Pay attention to economic data schedules. Key releases such as the Bank of England decision (usually at 20:00 Asia time), GDP data (17:00-18:00), and employment reports often trigger trend movements in GBP. Volatility tends to spike around these dates.

Flexibility in two-way trading is crucial. GBP features large swings during clear trends and quick reversals. Traders should be prepared to switch between long and short strategies at any time, rather than sticking to a single direction. Setting reasonable stop-loss levels to control risk per trade is fundamental for long-term stability.

Use technical analysis for confirmation. Besides fundamentals and policy outlooks, technical analysis can help identify entry and exit points. Support levels for GBP/USD are around 1.20-1.22, with previous highs at 1.30-1.35; these levels often determine short-term trends.

Three Key Strategies for GBP Investment

First, if you are optimistic about GBP appreciation, consider establishing long positions around 1.24-1.25, targeting above 1.30. Set stops below 1.22. This logic is based on ongoing interest rate differentials and de-dollarization.

Second, if uncertain about GBP’s direction, try shorting at high points before major data releases or buying at support levels. Avoid large positions during politically sensitive periods.

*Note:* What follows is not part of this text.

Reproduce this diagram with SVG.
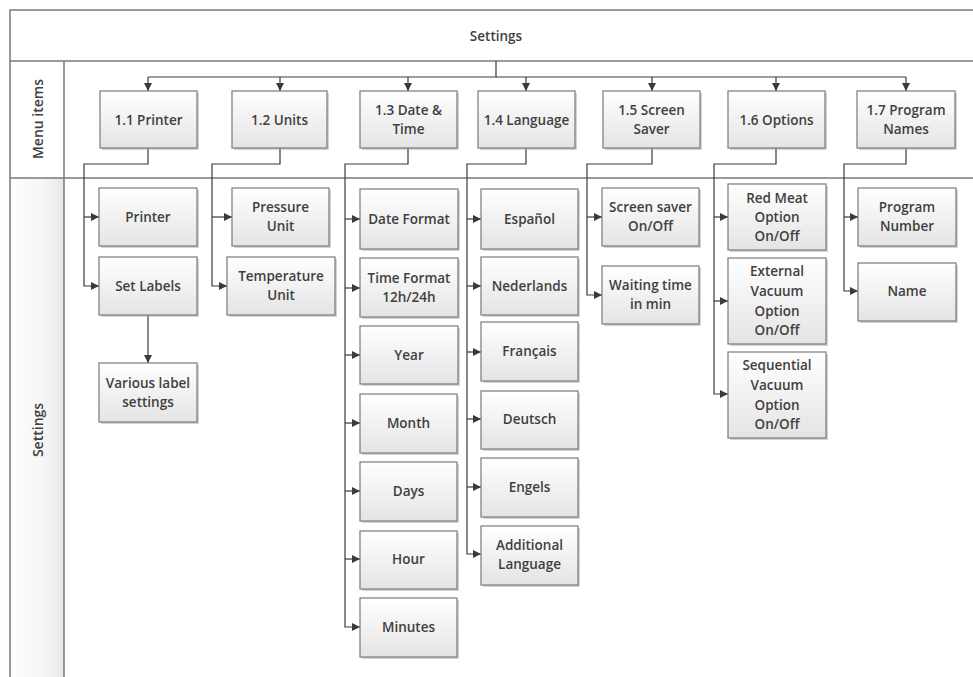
<svg xmlns="http://www.w3.org/2000/svg" width="973" height="677" viewBox="0 0 973 677">
<defs>
<linearGradient id="boxg" x1="0" y1="0" x2="0" y2="1">
<stop offset="0" stop-color="#ffffff"/>
<stop offset="1" stop-color="#e4e4e4"/>
</linearGradient>
<linearGradient id="laneg" x1="0" y1="0" x2="1" y2="0">
<stop offset="0" stop-color="#ffffff"/>
<stop offset="0.6" stop-color="#f6f6f6"/>
<stop offset="1" stop-color="#e8e8e8"/>
</linearGradient>
<marker id="arr" markerUnits="userSpaceOnUse" markerWidth="9" markerHeight="8" refX="8" refY="4" orient="auto">
<path d="M0,0 L8,4 L0,8 Z" fill="#3a3a3a"/>
</marker>
</defs>
<style>
.frame{stroke:#7a7a7a;stroke-width:1.5;fill:none}
.box rect.b{fill:url(#boxg);stroke:#7a7a7a;stroke-width:1.2}
.box rect.s{fill:#a8a8a8;opacity:0.5}
text{font-family:"Open Sans","Liberation Sans",sans-serif;font-size:13.5px;fill:#404040;font-weight:600;text-anchor:middle;dominant-baseline:central}
text.lane{font-size:14px}
.c{fill:none;stroke:#3a3a3a;stroke-width:1.2;marker-end:url(#arr)}
.cl{fill:none;stroke:#3a3a3a;stroke-width:1.2}
</style>
<rect x="0" y="0" width="973" height="677" fill="#ffffff"/>
<g id="pool">
<rect x="10" y="178" width="54" height="499" fill="url(#laneg)"/>
<path class="frame" d="M973 10 H10 V677 M10 61 H973 M10 178 H973 M64 61 V677"/>
<text x="496" y="36">Settings</text>
<text class="lane" transform="translate(37,119) rotate(-90)" x="0" y="0">Menu items</text>
<text class="lane" transform="translate(37,430) rotate(-90)" x="0" y="0">Settings</text>
</g>
<g id="connectors">
<path class="cl" d="M496 61 V77 H148"/>
<path class="cl" d="M496 77 H906"/>
<path class="c" d="M148 77 V91"/>
<path class="c" d="M280 77 V91"/>
<path class="c" d="M408 77 V91"/>
<path class="c" d="M526 77 V91"/>
<path class="c" d="M652 77 V91"/>
<path class="c" d="M776 77 V91"/>
<path class="c" d="M906 77 V91"/>
<path class="c" d="M148 148 V164 H84 V286 H99"/>
<path class="c" d="M84 217 H99"/>
<path class="c" d="M148 315 V363"/>
<path class="c" d="M280 148 V164 H212 V286 H227"/>
<path class="c" d="M212 217 H232"/>
<path class="c" d="M408 148 V164 H345 V627 H360"/>
<path class="c" d="M345 219 H360"/>
<path class="c" d="M345 288 H360"/>
<path class="c" d="M345 355 H360"/>
<path class="c" d="M345 423 H360"/>
<path class="c" d="M345 491 H360"/>
<path class="c" d="M345 559 H360"/>
<path class="c" d="M526 148 V164 H467 V554 H481"/>
<path class="c" d="M467 219 H481"/>
<path class="c" d="M467 286 H481"/>
<path class="c" d="M467 352 H481"/>
<path class="c" d="M467 419 H481"/>
<path class="c" d="M467 487 H481"/>
<path class="c" d="M652 148 V164 H587 V295 H602"/>
<path class="c" d="M587 217 H602"/>
<path class="c" d="M776 148 V164 H714 V394 H728"/>
<path class="c" d="M714 217 H728"/>
<path class="c" d="M714 301 H728"/>
<path class="c" d="M906 148 V164 H844 V291 H858"/>
<path class="c" d="M844 217 H858"/>
</g>
<g id="n11" class="box"><rect class="s" x="102" y="93" width="97" height="57"/><rect class="b" x="100" y="91" width="97" height="57"/><text x="148.5" y="119.5">1.1 Printer</text></g>
<g id="n12" class="box"><rect class="s" x="234" y="93" width="95" height="57"/><rect class="b" x="232" y="91" width="95" height="57"/><text x="279.5" y="119.5">1.2 Units</text></g>
<g id="n13" class="box"><rect class="s" x="362" y="93" width="97" height="57"/><rect class="b" x="360" y="91" width="97" height="57"/><text x="408.5" y="110">1.3 Date &amp;</text><text x="408.5" y="129">Time</text></g>
<g id="n14" class="box"><rect class="s" x="480" y="93" width="97" height="57"/><rect class="b" x="478" y="91" width="97" height="57"/><text x="526.5" y="119.5">1.4 Language</text></g>
<g id="n15" class="box"><rect class="s" x="605" y="93" width="97" height="57"/><rect class="b" x="603" y="91" width="97" height="57"/><text x="651.5" y="110">1.5 Screen</text><text x="651.5" y="129">Saver</text></g>
<g id="n16" class="box"><rect class="s" x="730" y="93" width="97" height="57"/><rect class="b" x="728" y="91" width="97" height="57"/><text x="776.5" y="119.5">1.6 Options</text></g>
<g id="n17" class="box"><rect class="s" x="859" y="93" width="98" height="57"/><rect class="b" x="857" y="91" width="98" height="57"/><text x="906" y="110">1.7 Program</text><text x="906" y="129">Names</text></g>

<g id="printer" class="box"><rect class="s" x="101" y="190" width="98" height="58"/><rect class="b" x="99" y="188" width="98" height="58"/><text x="148" y="217">Printer</text></g>
<g id="setlabels" class="box"><rect class="s" x="101" y="259" width="98" height="58"/><rect class="b" x="99" y="257" width="98" height="58"/><text x="148" y="286">Set Labels</text></g>
<g id="various" class="box"><rect class="s" x="101" y="365" width="98" height="59"/><rect class="b" x="99" y="363" width="98" height="59"/><text x="148" y="383">Various label</text><text x="148" y="402">settings</text></g>
<g id="pressure" class="box"><rect class="s" x="234" y="190" width="97" height="58"/><rect class="b" x="232" y="188" width="97" height="58"/><text x="280.5" y="207">Pressure</text><text x="280.5" y="226">Unit</text></g>
<g id="temperature" class="box"><rect class="s" x="229" y="259" width="108" height="58"/><rect class="b" x="227" y="257" width="108" height="58"/><text x="281" y="276">Temperature</text><text x="281" y="295">Unit</text></g>
<g id="dateformat" class="box"><rect class="s" x="362" y="191" width="98" height="60"/><rect class="b" x="360" y="189" width="98" height="60"/><text x="409" y="219">Date Format</text></g>
<g id="timeformat" class="box"><rect class="s" x="362" y="260" width="98" height="59"/><rect class="b" x="360" y="258" width="98" height="59"/><text x="409" y="278">Time Format</text><text x="409" y="297">12h/24h</text></g>
<g id="year" class="box"><rect class="s" x="362" y="328" width="98" height="58"/><rect class="b" x="360" y="326" width="98" height="58"/><text x="409" y="355">Year</text></g>
<g id="month" class="box"><rect class="s" x="362" y="396" width="97" height="59"/><rect class="b" x="360" y="394" width="97" height="59"/><text x="408.5" y="423">Month</text></g>
<g id="days" class="box"><rect class="s" x="362" y="464" width="97" height="59"/><rect class="b" x="360" y="462" width="97" height="59"/><text x="408.5" y="491">Days</text></g>
<g id="hour" class="box"><rect class="s" x="362" y="533" width="97" height="58"/><rect class="b" x="360" y="531" width="97" height="58"/><text x="408.5" y="559">Hour</text></g>
<g id="minutes" class="box"><rect class="s" x="362" y="600" width="97" height="59"/><rect class="b" x="360" y="598" width="97" height="59"/><text x="408.5" y="627">Minutes</text></g>
<g id="espanol" class="box"><rect class="s" x="483" y="191" width="97" height="60"/><rect class="b" x="481" y="189" width="97" height="60"/><text x="529.5" y="219">Español</text></g>
<g id="nederlands" class="box"><rect class="s" x="483" y="259" width="97" height="58"/><rect class="b" x="481" y="257" width="97" height="58"/><text x="529.5" y="286">Nederlands</text></g>
<g id="francais" class="box"><rect class="s" x="483" y="324" width="97" height="59"/><rect class="b" x="481" y="322" width="97" height="59"/><text x="529.5" y="351">Français</text></g>
<g id="deutsch" class="box"><rect class="s" x="483" y="393" width="97" height="58"/><rect class="b" x="481" y="391" width="97" height="58"/><text x="529.5" y="419">Deutsch</text></g>
<g id="engels" class="box"><rect class="s" x="483" y="460" width="97" height="59"/><rect class="b" x="481" y="458" width="97" height="59"/><text x="529.5" y="487">Engels</text></g>
<g id="additional" class="box"><rect class="s" x="483" y="528" width="97" height="59"/><rect class="b" x="481" y="526" width="97" height="59"/><text x="529.5" y="545">Additional</text><text x="529.5" y="564">Language</text></g>
<g id="screensaver" class="box"><rect class="s" x="604" y="190" width="97" height="58"/><rect class="b" x="602" y="188" width="97" height="58"/><text x="650.5" y="207">Screen saver</text><text x="650.5" y="226">On/Off</text></g>
<g id="waiting" class="box"><rect class="s" x="604" y="268" width="97" height="58"/><rect class="b" x="602" y="266" width="97" height="58"/><text x="650.5" y="285">Waiting time</text><text x="650.5" y="304">in min</text></g>
<g id="redmeat" class="box"><rect class="s" x="730" y="186" width="98" height="66"/><rect class="b" x="728" y="184" width="98" height="66"/><text x="777" y="198">Red Meat</text><text x="777" y="217">Option</text><text x="777" y="236">On/Off</text></g>
<g id="external" class="box"><rect class="s" x="730" y="260" width="98" height="86"/><rect class="b" x="728" y="258" width="98" height="86"/><text x="777" y="271">External</text><text x="777" y="291">Vacuum</text><text x="777" y="311">Option</text><text x="777" y="330">On/Off</text></g>
<g id="sequential" class="box"><rect class="s" x="730" y="354" width="98" height="86"/><rect class="b" x="728" y="352" width="98" height="86"/><text x="777" y="365">Sequential</text><text x="777" y="385">Vacuum</text><text x="777" y="405">Option</text><text x="777" y="424">On/Off</text></g>
<g id="prognumber" class="box"><rect class="s" x="860" y="190" width="98" height="58"/><rect class="b" x="858" y="188" width="98" height="58"/><text x="907" y="207">Program</text><text x="907" y="226">Number</text></g>
<g id="name" class="box"><rect class="s" x="860" y="265" width="98" height="58"/><rect class="b" x="858" y="263" width="98" height="58"/><text x="907" y="291">Name</text></g>
</svg>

Third, in the long term, GBP’s trend depends on three variables: whether UK politics stabilizes, the magnitude of Fed rate cuts, and how strongly the Bank of England maintains its hawkish stance. As long as the first two variables move favorably, the third will naturally reinforce the trend.

The pound has experienced glory and lows. The market environment in 2025 offers a rare rebound opportunity, but this is not guaranteed. Investors should continuously monitor policy developments and economic data. Mastering trend patterns, controlling risks, and remaining flexible are the keys to successful GBP trading.